Records from a collection:
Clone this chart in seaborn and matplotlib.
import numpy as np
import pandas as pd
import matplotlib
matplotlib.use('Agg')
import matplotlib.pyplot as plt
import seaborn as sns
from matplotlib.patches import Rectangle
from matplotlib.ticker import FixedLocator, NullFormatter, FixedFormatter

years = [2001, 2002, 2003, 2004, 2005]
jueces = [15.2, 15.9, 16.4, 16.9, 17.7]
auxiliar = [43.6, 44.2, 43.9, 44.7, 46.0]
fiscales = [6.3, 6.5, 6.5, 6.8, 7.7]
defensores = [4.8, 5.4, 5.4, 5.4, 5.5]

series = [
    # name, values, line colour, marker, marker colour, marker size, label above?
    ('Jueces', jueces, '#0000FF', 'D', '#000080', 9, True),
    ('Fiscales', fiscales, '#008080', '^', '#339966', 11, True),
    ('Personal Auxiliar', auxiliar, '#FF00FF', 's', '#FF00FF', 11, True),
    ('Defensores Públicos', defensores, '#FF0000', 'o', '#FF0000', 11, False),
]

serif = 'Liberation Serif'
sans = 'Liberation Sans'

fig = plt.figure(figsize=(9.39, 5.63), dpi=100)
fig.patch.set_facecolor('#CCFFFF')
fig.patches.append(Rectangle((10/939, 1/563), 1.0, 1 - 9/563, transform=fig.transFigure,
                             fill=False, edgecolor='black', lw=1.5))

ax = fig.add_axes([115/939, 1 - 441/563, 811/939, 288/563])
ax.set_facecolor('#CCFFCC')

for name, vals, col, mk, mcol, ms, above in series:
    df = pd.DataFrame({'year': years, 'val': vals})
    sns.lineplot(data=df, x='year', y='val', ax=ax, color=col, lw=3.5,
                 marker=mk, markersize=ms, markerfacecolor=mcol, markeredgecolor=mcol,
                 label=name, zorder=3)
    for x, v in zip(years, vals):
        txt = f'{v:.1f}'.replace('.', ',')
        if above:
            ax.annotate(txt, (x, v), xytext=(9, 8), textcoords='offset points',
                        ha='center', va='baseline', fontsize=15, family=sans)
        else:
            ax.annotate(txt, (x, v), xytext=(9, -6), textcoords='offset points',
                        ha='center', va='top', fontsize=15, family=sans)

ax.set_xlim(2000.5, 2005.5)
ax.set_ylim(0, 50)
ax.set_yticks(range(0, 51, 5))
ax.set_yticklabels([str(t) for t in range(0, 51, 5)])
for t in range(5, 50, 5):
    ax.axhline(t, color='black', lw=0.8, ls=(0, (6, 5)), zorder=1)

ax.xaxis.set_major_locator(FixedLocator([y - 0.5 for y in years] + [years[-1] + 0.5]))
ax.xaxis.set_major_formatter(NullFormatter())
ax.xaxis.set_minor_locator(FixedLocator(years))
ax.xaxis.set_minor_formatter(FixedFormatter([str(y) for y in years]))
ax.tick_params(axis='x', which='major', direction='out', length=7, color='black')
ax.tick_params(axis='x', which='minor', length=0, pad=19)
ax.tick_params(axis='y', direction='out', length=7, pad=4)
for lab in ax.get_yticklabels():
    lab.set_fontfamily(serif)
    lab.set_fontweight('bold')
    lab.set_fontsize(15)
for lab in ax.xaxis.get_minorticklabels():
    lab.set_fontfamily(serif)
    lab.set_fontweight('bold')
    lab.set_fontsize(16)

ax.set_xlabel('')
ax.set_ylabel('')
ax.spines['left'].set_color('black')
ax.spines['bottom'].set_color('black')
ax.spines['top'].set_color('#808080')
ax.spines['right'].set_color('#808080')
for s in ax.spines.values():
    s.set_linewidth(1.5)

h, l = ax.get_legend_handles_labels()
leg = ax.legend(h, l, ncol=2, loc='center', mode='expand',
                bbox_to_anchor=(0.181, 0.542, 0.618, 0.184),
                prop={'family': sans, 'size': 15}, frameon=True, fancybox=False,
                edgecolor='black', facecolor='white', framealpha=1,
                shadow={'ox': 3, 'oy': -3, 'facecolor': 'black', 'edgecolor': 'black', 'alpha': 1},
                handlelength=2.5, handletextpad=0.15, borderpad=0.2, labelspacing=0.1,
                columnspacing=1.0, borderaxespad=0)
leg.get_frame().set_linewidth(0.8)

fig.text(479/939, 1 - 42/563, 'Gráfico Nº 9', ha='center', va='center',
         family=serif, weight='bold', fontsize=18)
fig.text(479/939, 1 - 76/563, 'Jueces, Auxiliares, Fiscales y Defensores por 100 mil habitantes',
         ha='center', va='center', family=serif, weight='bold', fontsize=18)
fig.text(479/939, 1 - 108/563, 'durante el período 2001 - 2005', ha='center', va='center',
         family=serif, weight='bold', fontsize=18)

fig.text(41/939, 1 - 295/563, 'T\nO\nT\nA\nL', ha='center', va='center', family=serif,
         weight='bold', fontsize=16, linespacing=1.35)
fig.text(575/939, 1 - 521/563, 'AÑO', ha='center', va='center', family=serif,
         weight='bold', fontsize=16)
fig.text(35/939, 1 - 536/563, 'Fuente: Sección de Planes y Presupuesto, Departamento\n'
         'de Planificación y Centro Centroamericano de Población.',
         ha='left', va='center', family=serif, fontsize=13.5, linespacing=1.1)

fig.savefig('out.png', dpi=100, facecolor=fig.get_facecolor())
* * *
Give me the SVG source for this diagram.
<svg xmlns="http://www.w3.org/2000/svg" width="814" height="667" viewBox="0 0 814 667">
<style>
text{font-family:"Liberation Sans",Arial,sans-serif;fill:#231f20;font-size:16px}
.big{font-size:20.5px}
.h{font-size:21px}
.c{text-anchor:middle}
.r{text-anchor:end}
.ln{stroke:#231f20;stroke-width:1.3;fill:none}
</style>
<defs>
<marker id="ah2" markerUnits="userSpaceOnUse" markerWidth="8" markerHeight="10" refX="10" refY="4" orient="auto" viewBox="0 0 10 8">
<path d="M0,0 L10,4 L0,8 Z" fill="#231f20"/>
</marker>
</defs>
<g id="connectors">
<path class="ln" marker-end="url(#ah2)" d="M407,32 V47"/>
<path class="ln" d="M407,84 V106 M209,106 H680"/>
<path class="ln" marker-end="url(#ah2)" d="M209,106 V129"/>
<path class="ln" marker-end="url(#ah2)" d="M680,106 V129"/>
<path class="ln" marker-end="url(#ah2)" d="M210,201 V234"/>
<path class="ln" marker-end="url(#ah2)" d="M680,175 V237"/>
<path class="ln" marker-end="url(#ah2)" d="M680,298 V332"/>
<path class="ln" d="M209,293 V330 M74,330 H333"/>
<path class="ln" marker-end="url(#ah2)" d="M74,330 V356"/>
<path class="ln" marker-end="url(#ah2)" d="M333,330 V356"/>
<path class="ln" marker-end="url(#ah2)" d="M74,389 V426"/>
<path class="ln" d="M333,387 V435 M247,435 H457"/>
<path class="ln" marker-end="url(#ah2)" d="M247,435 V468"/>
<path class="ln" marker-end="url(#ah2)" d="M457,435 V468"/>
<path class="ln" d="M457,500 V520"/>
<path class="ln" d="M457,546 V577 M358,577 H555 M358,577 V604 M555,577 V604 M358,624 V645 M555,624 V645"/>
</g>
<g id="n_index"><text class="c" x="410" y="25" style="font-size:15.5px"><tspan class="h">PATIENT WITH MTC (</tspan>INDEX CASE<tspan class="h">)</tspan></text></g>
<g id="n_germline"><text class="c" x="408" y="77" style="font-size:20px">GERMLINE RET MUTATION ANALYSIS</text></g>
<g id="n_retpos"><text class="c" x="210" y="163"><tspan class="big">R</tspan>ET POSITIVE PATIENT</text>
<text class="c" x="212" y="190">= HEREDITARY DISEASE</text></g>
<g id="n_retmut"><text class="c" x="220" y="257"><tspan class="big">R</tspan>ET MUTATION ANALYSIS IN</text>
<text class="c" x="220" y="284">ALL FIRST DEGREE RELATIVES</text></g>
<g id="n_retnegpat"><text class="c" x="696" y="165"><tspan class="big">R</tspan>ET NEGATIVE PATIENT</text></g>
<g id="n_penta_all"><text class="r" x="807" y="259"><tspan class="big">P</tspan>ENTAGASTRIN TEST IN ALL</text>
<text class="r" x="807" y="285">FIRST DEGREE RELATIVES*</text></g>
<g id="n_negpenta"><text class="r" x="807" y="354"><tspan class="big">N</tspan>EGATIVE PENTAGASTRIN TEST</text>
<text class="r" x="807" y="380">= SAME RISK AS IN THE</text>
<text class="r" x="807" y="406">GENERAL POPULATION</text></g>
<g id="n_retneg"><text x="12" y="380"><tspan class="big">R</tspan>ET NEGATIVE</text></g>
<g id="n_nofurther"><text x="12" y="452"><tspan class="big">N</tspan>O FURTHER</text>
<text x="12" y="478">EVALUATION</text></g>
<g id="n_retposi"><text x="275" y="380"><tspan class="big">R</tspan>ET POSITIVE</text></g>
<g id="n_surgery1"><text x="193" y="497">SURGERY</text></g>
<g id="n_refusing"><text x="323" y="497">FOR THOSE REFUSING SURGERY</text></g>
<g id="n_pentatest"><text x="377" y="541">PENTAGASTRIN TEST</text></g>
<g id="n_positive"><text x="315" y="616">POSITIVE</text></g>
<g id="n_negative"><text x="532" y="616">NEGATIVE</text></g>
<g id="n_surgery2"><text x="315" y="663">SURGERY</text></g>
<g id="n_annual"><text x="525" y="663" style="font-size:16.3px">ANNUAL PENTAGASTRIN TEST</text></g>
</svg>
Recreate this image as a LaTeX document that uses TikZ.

* [Problem description]:
In the data above, find the line that contains "Clone this chart in seaborn and matplotlib." and the line that contains "ha='center', va='top', fontsize=15, family=sans)". Repeat exactly those lines and every line between them, and only those.

* [Correct result]:
Clone this chart in seaborn and matplotlib.
import numpy as np
import pandas as pd
import matplotlib
matplotlib.use('Agg')
import matplotlib.pyplot as plt
import seaborn as sns
from matplotlib.patches import Rectangle
from matplotlib.ticker import FixedLocator, NullFormatter, FixedFormatter

years = [2001, 2002, 2003, 2004, 2005]
jueces = [15.2, 15.9, 16.4, 16.9, 17.7]
auxiliar = [43.6, 44.2, 43.9, 44.7, 46.0]
fiscales = [6.3, 6.5, 6.5, 6.8, 7.7]
defensores = [4.8, 5.4, 5.4, 5.4, 5.5]

series = [
    # name, values, line colour, marker, marker colour, marker size, label above?
    ('Jueces', jueces, '#0000FF', 'D', '#000080', 9, True),
    ('Fiscales', fiscales, '#008080', '^', '#339966', 11, True),
    ('Personal Auxiliar', auxiliar, '#FF00FF', 's', '#FF00FF', 11, True),
    ('Defensores Públicos', defensores, '#FF0000', 'o', '#FF0000', 11, False),
]

serif = 'Liberation Serif'
sans = 'Liberation Sans'

fig = plt.figure(figsize=(9.39, 5.63), dpi=100)
fig.patch.set_facecolor('#CCFFFF')
fig.patches.append(Rectangle((10/939, 1/563), 1.0, 1 - 9/563, transform=fig.transFigure,
                             fill=False, edgecolor='black', lw=1.5))

ax = fig.add_axes([115/939, 1 - 441/563, 811/939, 288/563])
ax.set_facecolor('#CCFFCC')

for name, vals, col, mk, mcol, ms, above in series:
    df = pd.DataFrame({'year': years, 'val': vals})
    sns.lineplot(data=df, x='year', y='val', ax=ax, color=col, lw=3.5,
                 marker=mk, markersize=ms, markerfacecolor=mcol, markeredgecolor=mcol,
                 label=name, zorder=3)
    for x, v in zip(years, vals):
        txt = f'{v:.1f}'.replace('.', ',')
        if above:
            ax.annotate(txt, (x, v), xytext=(9, 8), textcoords='offset points',
                        ha='center', va='baseline', fontsize=15, family=sans)
        else:
            ax.annotate(txt, (x, v), xytext=(9, -6), textcoords='offset points',
                        ha='center', va='top', fontsize=15, family=sans)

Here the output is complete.